◆ **Your instructions**: Retype the lines beneath this one, from the first through the line containing "const seriesColors = ['#000000', '#ff0000', '#0000ff'];". Pictures are left out.

** BEGIN Stored data **

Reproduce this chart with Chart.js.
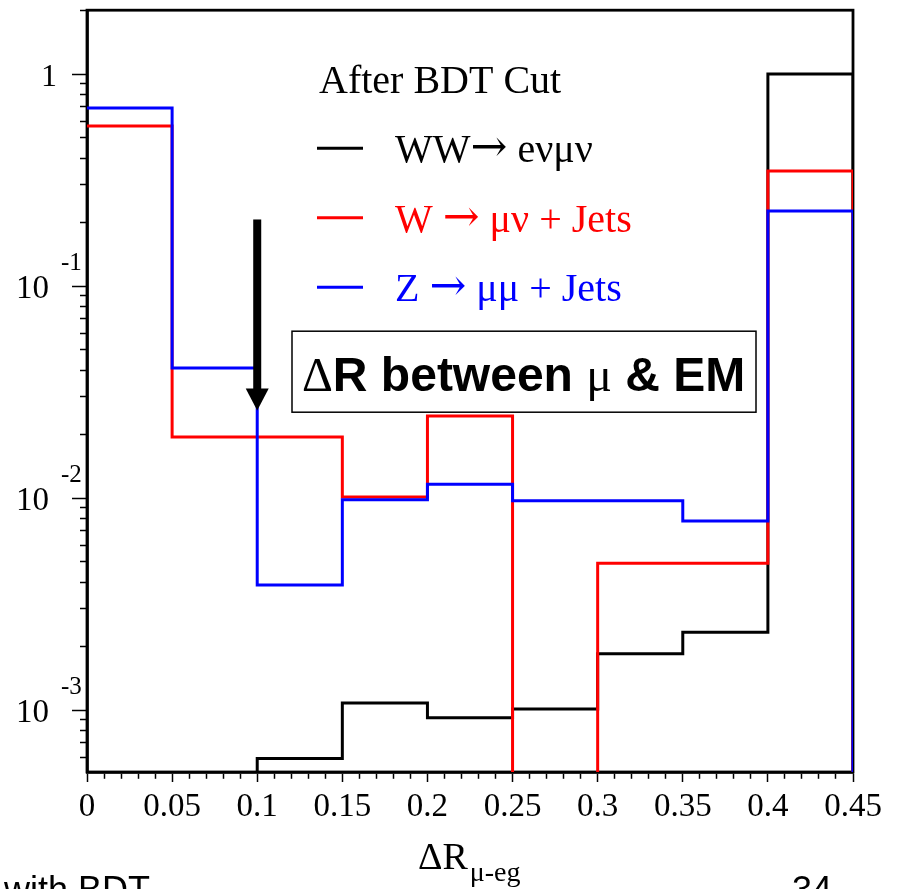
<!DOCTYPE html>
<html lang="en">
<head>
<meta charset="UTF-8">
<title>ΔR between μ & EM</title>
<script src="https://cdn.jsdelivr.net/npm/chart.js"></script>
<style>
  html, body { margin: 0; padding: 0; background: #fff; overflow: hidden; }
  canvas { display: block; }
</style>
</head>
<body>
<canvas id="drChart" width="897" height="889"></canvas>
<script>
// histogram bin edges (Delta R between muon and EM cluster)
const binEdges = [0, 0.05, 0.1, 0.15, 0.2, 0.25, 0.3, 0.35, 0.4, 0.45];
const xTickLabels = ['0', '0.05', '0.1', '0.15', '0.2', '0.25', '0.3', '0.35', '0.4', '0.45'];

// normalised bin contents, 0 = empty bin
const wwValues   = [0, 0, 0.00059, 0.00108, 0.00092, 0.00101, 0.00184, 0.00233, 1.0];
const wJetValues = [0.569, 0.0194, 0.0194, 0.0101, 0.0244, 0, 0.00493, 0.00493, 0.349];
const zJetValues = [0.691, 0.041, 0.00389, 0.0098, 0.0116, 0.0097, 0.0097, 0.0078, 0.226];

const seriesNames  = ['WW\u2192 e\u03bd\u03bc\u03bd', 'W \u2192 \u03bc\u03bd + Jets', 'Z \u2192 \u03bc\u03bc + Jets'];
const seriesColors = ['#000000', '#ff0000', '#0000ff'];

const yMin = 5.1e-4;
const yMax = 2.0;
const EMPTY = yMin / 100;   // empty bins drop below the axis

const serif = "'Liberation Serif', 'Times New Roman', serif";
const sans = "'Liberation Sans', Arial, sans-serif";
const arrowFont = "'DejaVu Serif', serif";

function histPoints(values) {
    const v = values.map(c => c > 0 ? c : EMPTY);
    const pts = [];
    v.forEach((c, i) => pts.push({ x: binEdges[i], y: c }));
    const last = binEdges[binEdges.length - 1];
    pts.push({ x: last, y: v[v.length - 1] });
    pts.push({ x: last, y: EMPTY });
    return pts;
}

function isEdge(v) {
    return binEdges.findIndex(e => Math.abs(e - v) < 1e-6);
}

// minor ticks every 0.01 on x, 1..9 x 10^n on y
const xTicks = [];
for (let i = 0; i <= 45; i++) xTicks.push(i / 100);
const yTicks = [];
for (let e = -4; e <= 0; e++) {
    for (let m = 1; m <= 9; m++) {
        const v = m * Math.pow(10, e);
        if (v >= yMin && v <= yMax * 1.0001) yTicks.push(v);
    }
}
function isDecade(v) {
    const l = Math.log10(v);
    return Math.abs(l - Math.round(l)) < 1e-6;
}

// frame around the plot area, drawn under the histograms
const framePlugin = {
    id: 'frame',
    beforeDatasetsDraw(chart) {
        const { ctx, chartArea: a } = chart;
        ctx.save();
        ctx.strokeStyle = '#000';
        ctx.lineWidth = 2.8;
        ctx.strokeRect(a.left, a.top, a.right - a.left, a.bottom - a.top);
        ctx.restore();
    }
};

// y labels as 10 with a raised exponent
const yLabelPlugin = {
    id: 'yLabels',
    afterDraw(chart) {
        const { ctx, chartArea: a } = chart;
        const y = chart.scales.y;
        ctx.save();
        ctx.fillStyle = '#000';
        ctx.textBaseline = 'alphabetic';
        y.ticks.forEach(t => {
            if (!isDecade(t.value)) return;
            const py = y.getPixelForValue(t.value);
            const exp = Math.round(Math.log10(t.value));
            if (exp === 0) {
                ctx.font = '32px ' + serif;
                ctx.textAlign = 'right';
                ctx.fillText('1', a.left - 30, py + 12);
            } else {
                ctx.font = '33px ' + serif;
                ctx.textAlign = 'right';
                ctx.fillText('10', a.left - 38, py + 12);
                ctx.font = '25px ' + serif;
                ctx.textAlign = 'left';
                ctx.fillText(String(exp), a.left - 26, py - 16);
            }
        });
        ctx.restore();
    }
};

// text with the arrow glyph drawn in a font that has a full-size arrow
function drawMixed(ctx, text, x, y, size) {
    const pieces = text.split('\u2192');
    let tx = x;
    pieces.forEach((p, i) => {
        if (i > 0) {
            ctx.font = (size + 4) + 'px ' + arrowFont;
            ctx.fillText('\u2192', tx, y - 1);
            tx += ctx.measureText('\u2192').width;
        }
        ctx.font = size + 'px ' + serif;
        ctx.fillText(p, tx, y);
        tx += ctx.measureText(p).width;
    });
}

// legend, annotation box, arrow and axis title
const annotPlugin = {
    id: 'annot',
    afterDatasetsDraw(chart) {
        const { ctx, chartArea: a } = chart;
        const xs = chart.scales.x, ys = chart.scales.y;
        ctx.save();

        // legend
        ctx.textBaseline = 'alphabetic';
        ctx.textAlign = 'left';
        ctx.font = '40px ' + serif;
        ctx.fillStyle = '#000';
        ctx.fillText('After BDT Cut', a.left + 232, a.top + 83);
        chart.data.datasets
            .slice()
            .sort((p, q) => p.legendIndex - q.legendIndex)
            .forEach((ds, i) => {
                const ly = a.top + 138 + i * 69.5;
                ctx.strokeStyle = ds.borderColor;
                ctx.lineWidth = 3;
                ctx.beginPath();
                ctx.moveTo(a.left + 230, ly);
                ctx.lineTo(a.left + 276, ly);
                ctx.stroke();
                ctx.fillStyle = ds.borderColor;
                drawMixed(ctx, ds.label, a.left + 308, ly + 14, 40);
            });

        // arrow at Delta R = 0.1
        const ax = xs.getPixelForValue(0.1);
        const ay1 = ys.getPixelForValue(0.206);
        const ay2 = ys.getPixelForValue(0.0259);
        ctx.fillStyle = '#000';
        ctx.fillRect(ax - 4, ay1, 8, ay2 - ay1 - 20);
        ctx.beginPath();
        ctx.moveTo(ax - 11.5, ay2 - 22);
        ctx.lineTo(ax + 11.5, ay2 - 22);
        ctx.lineTo(ax, ay2);
        ctx.closePath();
        ctx.fill();

        // boxed caption
        const bx = a.left + 205, by = a.top + 321, bw = 464, bh = 81;
        ctx.fillStyle = '#fff';
        ctx.fillRect(bx, by, bw, bh);
        ctx.strokeStyle = '#000';
        ctx.lineWidth = 1.5;
        ctx.strokeRect(bx, by, bw, bh);
        const parts = [
            ['\u0394', '48px ' + serif],
            ['R between ', 'bold 48px ' + sans],
            ['\u03bc', '48px ' + serif],
            [' & EM', 'bold 48px ' + sans]
        ];
        let tx = bx + 10;
        ctx.fillStyle = '#000';
        parts.forEach(([s, f]) => {
            ctx.font = f;
            ctx.fillText(s, tx, by + 60);
            tx += ctx.measureText(s).width;
        });

        ctx.restore();
    },
    afterDraw(chart) {
        const { ctx } = chart;
        ctx.save();
        ctx.fillStyle = '#000';
        ctx.textAlign = 'left';
        ctx.textBaseline = 'alphabetic';
        // x axis title: Delta R with subscript
        ctx.font = '38px ' + serif;
        ctx.fillText('\u0394R', 418, 869);
        const w = ctx.measureText('\u0394R').width;
        ctx.font = '28px ' + serif;
        ctx.fillText('\u03bc-eg', 420 + w, 881);
        // slide footer, cut by the picture edge
        ctx.font = '36px ' + sans;
        ctx.fillText('with BDT', 4, 902);
        ctx.fillText('34', 792, 902);
        ctx.restore();
    }
};

const datasets = [wwValues, wJetValues, zJetValues].map((vals, i) => ({
    label: seriesNames[i],
    legendIndex: i,
    data: histPoints(vals),
    borderColor: seriesColors[i],
    backgroundColor: seriesColors[i],
    borderWidth: 3,
    stepped: 'before',
    pointRadius: 0,
    fill: false,
    order: 2 - i   // blue on top, then red, then black
}));

new Chart(document.getElementById('drChart'), {
    type: 'line',
    data: { datasets },
    plugins: [framePlugin, annotPlugin, yLabelPlugin],
    options: {
        responsive: false,
        animation: false,
        devicePixelRatio: 1,
        events: [],
        layout: { padding: { left: 0, top: 10, right: 44, bottom: 0 } },
        plugins: {
            legend: { display: false },
            tooltip: { enabled: false }
        },
        scales: {
            x: {
                type: 'linear',
                min: 0,
                max: 0.45,
                afterBuildTicks: s => { s.ticks = xTicks.map(v => ({ value: v })); },
                afterFit: s => { s.height = 117; },
                border: { color: '#000', width: 2.8 },
                grid: {
                    drawOnChartArea: false,
                    tickLength: 10,
                    tickWidth: 1.5,
                    tickColor: '#000',
                    tickBorderDash: c => (c.tick && isEdge(c.tick.value) >= 0) ? [] : [5, 50]
                },
                ticks: {
                    autoSkip: false,
                    maxRotation: 0,
                    padding: 6,
                    color: '#000',
                    font: { family: serif, size: 33 },
                    callback: v => {
                        const k = isEdge(v);
                        return k >= 0 ? xTickLabels[k] : '';
                    }
                }
            },
            y: {
                type: 'logarithmic',
                min: yMin,
                max: yMax,
                afterBuildTicks: s => { s.ticks = yTicks.map(v => ({ value: v })); },
                afterFit: s => { s.width = 87; },
                border: { color: '#000', width: 2.8 },
                grid: {
                    drawOnChartArea: false,
                    tickLength: 15,
                    tickWidth: 1.5,
                    tickColor: '#000',
                    tickBorderDash: c => (c.tick && isDecade(c.tick.value)) ? [] : [0, 8, 30]
                },
                ticks: {
                    autoSkip: false,
                    callback: () => ''
                }
            }
        }
    }
});
</script>
</body>
</html>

** END Stored data **

◆ **Task solution**:
Reproduce this chart with Chart.js.
<!DOCTYPE html>
<html lang="en">
<head>
<meta charset="UTF-8">
<title>ΔR between μ & EM</title>
<script src="https://cdn.jsdelivr.net/npm/chart.js"></script>
<style>
  html, body { margin: 0; padding: 0; background: #fff; overflow: hidden; }
  canvas { display: block; }
</style>
</head>
<body>
<canvas id="drChart" width="897" height="889"></canvas>
<script>
// histogram bin edges (Delta R between muon and EM cluster)
const binEdges = [0, 0.05, 0.1, 0.15, 0.2, 0.25, 0.3, 0.35, 0.4, 0.45];
const xTickLabels = ['0', '0.05', '0.1', '0.15', '0.2', '0.25', '0.3', '0.35', '0.4', '0.45'];

// normalised bin contents, 0 = empty bin
const wwValues   = [0, 0, 0.00059, 0.00108, 0.00092, 0.00101, 0.00184, 0.00233, 1.0];
const wJetValues = [0.569, 0.0194, 0.0194, 0.0101, 0.0244, 0, 0.00493, 0.00493, 0.349];
const zJetValues = [0.691, 0.041, 0.00389, 0.0098, 0.0116, 0.0097, 0.0097, 0.0078, 0.226];

const seriesNames  = ['WW\u2192 e\u03bd\u03bc\u03bd', 'W \u2192 \u03bc\u03bd + Jets', 'Z \u2192 \u03bc\u03bc + Jets'];
const seriesColors = ['#000000', '#ff0000', '#0000ff'];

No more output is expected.